*Your instructions*: Count up the lines in the following listing that hold the word "this", then give only that count.
+ + + + +
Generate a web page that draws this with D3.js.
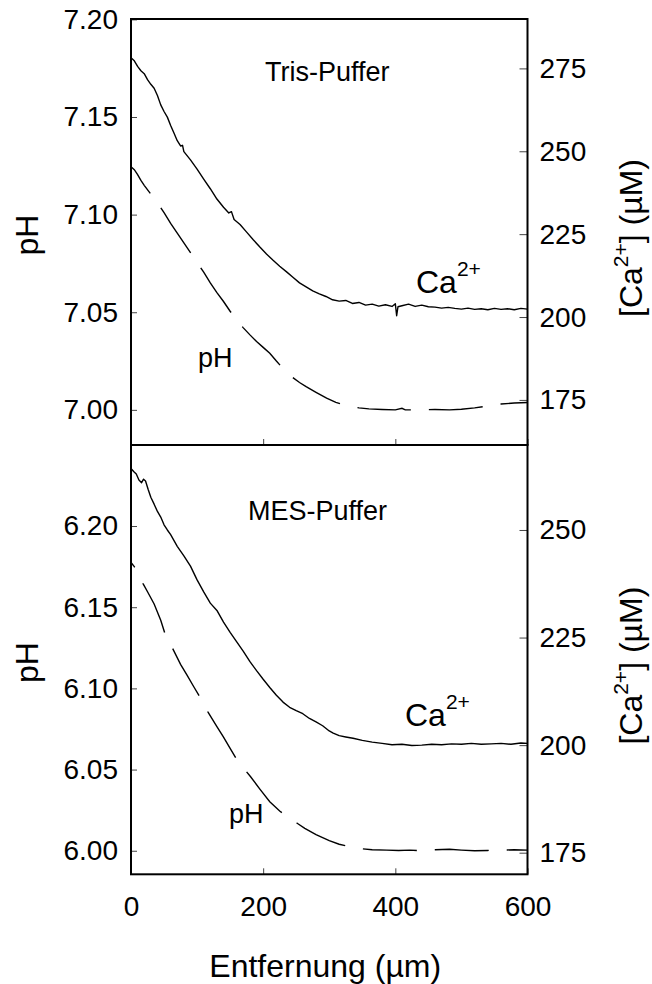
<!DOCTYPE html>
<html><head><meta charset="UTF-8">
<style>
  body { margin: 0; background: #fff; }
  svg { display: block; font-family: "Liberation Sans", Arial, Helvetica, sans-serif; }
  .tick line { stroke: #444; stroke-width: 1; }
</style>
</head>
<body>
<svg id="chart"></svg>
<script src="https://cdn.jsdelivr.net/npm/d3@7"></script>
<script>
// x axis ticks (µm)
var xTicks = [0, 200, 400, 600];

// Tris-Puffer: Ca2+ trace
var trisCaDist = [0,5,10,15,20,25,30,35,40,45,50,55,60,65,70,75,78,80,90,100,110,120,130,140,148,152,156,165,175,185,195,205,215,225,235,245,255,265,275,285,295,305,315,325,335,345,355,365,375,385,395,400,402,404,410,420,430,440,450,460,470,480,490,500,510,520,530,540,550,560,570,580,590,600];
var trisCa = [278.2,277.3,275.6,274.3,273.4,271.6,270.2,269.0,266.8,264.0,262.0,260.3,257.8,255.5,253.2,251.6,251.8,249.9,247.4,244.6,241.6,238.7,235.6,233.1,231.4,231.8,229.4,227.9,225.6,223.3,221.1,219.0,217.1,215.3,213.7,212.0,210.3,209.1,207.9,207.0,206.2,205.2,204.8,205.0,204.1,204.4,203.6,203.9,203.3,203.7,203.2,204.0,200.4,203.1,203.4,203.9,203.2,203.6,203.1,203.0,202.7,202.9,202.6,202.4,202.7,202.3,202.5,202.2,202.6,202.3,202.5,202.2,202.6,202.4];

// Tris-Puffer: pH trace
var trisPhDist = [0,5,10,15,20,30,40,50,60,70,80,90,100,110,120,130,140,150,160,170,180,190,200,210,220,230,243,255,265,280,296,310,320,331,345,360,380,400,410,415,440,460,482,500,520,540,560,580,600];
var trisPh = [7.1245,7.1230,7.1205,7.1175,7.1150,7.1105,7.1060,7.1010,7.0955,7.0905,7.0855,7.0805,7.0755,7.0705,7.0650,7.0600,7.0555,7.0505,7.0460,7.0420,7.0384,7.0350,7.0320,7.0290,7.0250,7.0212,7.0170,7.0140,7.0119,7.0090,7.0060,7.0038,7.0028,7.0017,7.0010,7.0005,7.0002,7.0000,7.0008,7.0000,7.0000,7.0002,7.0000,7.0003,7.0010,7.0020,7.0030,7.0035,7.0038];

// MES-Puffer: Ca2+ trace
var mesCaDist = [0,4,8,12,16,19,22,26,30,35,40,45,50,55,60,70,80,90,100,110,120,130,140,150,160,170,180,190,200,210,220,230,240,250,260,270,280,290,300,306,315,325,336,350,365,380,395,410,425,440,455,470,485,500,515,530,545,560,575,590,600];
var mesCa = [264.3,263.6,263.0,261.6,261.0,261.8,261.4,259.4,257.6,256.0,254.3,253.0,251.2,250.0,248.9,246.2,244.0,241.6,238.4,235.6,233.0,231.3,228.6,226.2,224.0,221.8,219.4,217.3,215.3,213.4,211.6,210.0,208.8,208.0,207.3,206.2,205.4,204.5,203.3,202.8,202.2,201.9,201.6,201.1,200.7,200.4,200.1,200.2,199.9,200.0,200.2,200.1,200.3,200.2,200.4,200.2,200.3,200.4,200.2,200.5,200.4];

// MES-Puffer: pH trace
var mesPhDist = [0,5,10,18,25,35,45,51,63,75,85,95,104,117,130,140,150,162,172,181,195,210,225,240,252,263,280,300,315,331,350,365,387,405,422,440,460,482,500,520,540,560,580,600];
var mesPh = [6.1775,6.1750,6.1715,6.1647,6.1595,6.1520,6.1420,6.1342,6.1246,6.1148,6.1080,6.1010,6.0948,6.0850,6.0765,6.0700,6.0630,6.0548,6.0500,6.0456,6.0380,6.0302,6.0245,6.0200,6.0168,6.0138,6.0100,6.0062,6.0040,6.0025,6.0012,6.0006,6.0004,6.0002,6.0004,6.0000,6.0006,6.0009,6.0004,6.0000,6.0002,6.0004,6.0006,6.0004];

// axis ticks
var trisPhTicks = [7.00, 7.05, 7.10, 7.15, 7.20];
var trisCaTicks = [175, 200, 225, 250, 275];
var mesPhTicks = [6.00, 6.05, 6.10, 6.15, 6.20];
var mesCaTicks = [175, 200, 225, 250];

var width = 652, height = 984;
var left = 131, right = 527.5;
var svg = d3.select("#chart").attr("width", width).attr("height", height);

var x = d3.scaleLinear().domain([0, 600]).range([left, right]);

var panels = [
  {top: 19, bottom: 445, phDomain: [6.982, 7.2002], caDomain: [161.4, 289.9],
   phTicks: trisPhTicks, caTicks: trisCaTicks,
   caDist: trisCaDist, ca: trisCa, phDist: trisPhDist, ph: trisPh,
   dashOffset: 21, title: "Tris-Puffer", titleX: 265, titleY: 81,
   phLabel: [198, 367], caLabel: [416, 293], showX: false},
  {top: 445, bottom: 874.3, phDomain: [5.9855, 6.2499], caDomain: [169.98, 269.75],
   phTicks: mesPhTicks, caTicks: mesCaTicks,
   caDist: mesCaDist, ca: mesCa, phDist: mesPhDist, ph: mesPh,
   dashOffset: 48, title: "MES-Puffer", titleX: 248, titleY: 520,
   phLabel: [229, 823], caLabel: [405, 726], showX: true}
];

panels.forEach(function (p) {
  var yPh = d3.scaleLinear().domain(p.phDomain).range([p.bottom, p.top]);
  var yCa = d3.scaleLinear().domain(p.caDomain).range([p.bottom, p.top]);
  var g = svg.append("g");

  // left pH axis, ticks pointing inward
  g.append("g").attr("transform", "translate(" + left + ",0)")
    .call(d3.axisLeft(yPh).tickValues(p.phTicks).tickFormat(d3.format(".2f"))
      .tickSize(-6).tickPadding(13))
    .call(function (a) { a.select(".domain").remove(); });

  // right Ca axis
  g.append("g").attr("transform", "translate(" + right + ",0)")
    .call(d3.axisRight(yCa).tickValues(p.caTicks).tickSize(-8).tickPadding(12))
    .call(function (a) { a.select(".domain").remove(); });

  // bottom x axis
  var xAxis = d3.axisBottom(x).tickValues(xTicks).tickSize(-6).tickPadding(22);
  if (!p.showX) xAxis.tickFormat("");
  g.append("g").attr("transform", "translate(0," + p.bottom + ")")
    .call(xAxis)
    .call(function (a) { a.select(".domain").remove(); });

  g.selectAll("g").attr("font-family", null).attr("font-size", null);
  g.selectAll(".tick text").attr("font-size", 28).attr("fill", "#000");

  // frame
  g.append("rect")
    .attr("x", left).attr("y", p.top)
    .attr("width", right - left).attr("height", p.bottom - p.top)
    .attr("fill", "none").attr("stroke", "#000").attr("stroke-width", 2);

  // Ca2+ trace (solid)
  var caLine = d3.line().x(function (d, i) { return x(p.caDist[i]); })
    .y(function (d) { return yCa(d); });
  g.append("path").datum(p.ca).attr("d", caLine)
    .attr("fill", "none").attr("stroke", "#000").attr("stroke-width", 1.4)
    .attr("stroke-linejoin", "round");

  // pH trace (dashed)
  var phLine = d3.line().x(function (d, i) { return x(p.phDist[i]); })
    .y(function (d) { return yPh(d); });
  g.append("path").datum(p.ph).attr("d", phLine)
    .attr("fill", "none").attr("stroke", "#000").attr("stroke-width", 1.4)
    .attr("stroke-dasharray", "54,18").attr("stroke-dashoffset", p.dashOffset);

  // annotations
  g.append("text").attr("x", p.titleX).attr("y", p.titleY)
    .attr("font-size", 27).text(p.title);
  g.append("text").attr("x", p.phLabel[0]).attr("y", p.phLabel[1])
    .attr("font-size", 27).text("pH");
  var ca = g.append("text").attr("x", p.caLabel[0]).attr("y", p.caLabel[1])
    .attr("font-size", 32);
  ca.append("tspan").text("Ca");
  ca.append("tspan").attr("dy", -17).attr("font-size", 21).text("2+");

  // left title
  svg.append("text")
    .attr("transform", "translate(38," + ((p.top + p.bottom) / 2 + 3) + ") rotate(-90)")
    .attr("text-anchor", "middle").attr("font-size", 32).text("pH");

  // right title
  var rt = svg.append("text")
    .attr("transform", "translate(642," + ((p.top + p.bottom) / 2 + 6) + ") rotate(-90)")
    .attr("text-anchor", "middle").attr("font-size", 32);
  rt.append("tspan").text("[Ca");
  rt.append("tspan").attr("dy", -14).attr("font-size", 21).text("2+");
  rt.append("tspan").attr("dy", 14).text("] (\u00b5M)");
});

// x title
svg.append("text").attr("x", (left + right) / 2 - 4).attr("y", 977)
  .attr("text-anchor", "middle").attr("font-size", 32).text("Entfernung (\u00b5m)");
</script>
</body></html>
+ + + + +
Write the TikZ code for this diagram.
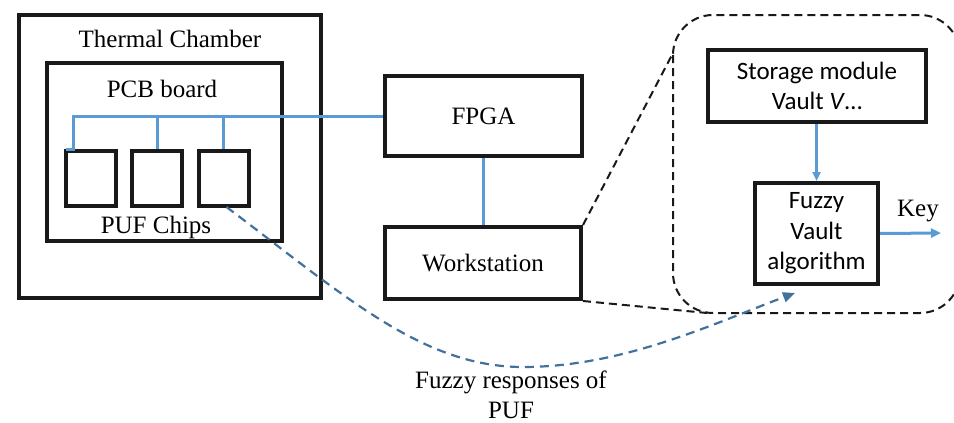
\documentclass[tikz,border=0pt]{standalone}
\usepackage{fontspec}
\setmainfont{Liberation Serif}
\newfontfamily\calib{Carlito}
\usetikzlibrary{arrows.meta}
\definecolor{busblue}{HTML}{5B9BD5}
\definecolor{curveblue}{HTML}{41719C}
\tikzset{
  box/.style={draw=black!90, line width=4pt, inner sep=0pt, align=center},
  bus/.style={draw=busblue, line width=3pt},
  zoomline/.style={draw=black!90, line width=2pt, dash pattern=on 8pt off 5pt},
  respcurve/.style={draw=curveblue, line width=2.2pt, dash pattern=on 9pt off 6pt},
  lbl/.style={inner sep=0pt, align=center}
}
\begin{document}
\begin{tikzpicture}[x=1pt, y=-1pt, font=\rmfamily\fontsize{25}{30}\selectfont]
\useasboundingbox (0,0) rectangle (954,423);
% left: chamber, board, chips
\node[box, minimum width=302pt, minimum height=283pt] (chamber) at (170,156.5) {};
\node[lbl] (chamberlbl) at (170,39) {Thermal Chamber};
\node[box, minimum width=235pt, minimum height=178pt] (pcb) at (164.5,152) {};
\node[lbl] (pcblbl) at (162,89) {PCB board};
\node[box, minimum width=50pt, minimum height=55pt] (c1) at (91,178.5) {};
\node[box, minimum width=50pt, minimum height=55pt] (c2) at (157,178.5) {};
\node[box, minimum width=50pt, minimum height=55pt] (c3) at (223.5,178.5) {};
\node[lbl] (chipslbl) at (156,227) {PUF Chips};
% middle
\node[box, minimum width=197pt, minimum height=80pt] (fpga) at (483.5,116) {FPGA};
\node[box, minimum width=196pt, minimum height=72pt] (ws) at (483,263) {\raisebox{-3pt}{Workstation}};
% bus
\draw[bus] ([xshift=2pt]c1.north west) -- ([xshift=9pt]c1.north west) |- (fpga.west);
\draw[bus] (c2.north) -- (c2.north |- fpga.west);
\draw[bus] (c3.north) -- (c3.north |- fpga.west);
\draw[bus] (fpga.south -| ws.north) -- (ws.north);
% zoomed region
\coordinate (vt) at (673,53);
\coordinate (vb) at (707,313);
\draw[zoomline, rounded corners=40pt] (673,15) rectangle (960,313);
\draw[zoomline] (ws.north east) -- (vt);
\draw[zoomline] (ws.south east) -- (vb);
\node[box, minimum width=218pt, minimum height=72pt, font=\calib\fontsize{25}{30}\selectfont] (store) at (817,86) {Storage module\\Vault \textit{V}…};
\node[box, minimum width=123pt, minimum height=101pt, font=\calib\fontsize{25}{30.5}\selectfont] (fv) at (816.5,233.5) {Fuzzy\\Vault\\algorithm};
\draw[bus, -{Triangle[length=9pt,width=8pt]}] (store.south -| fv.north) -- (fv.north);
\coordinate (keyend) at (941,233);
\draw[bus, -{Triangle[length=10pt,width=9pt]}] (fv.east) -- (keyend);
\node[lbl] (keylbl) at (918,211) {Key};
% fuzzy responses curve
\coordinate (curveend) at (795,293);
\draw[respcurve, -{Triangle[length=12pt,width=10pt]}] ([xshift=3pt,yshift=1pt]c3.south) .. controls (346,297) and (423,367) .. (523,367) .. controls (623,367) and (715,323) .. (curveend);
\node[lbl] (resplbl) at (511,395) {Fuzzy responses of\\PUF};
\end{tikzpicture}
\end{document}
+ + + + +
*Final result*: 2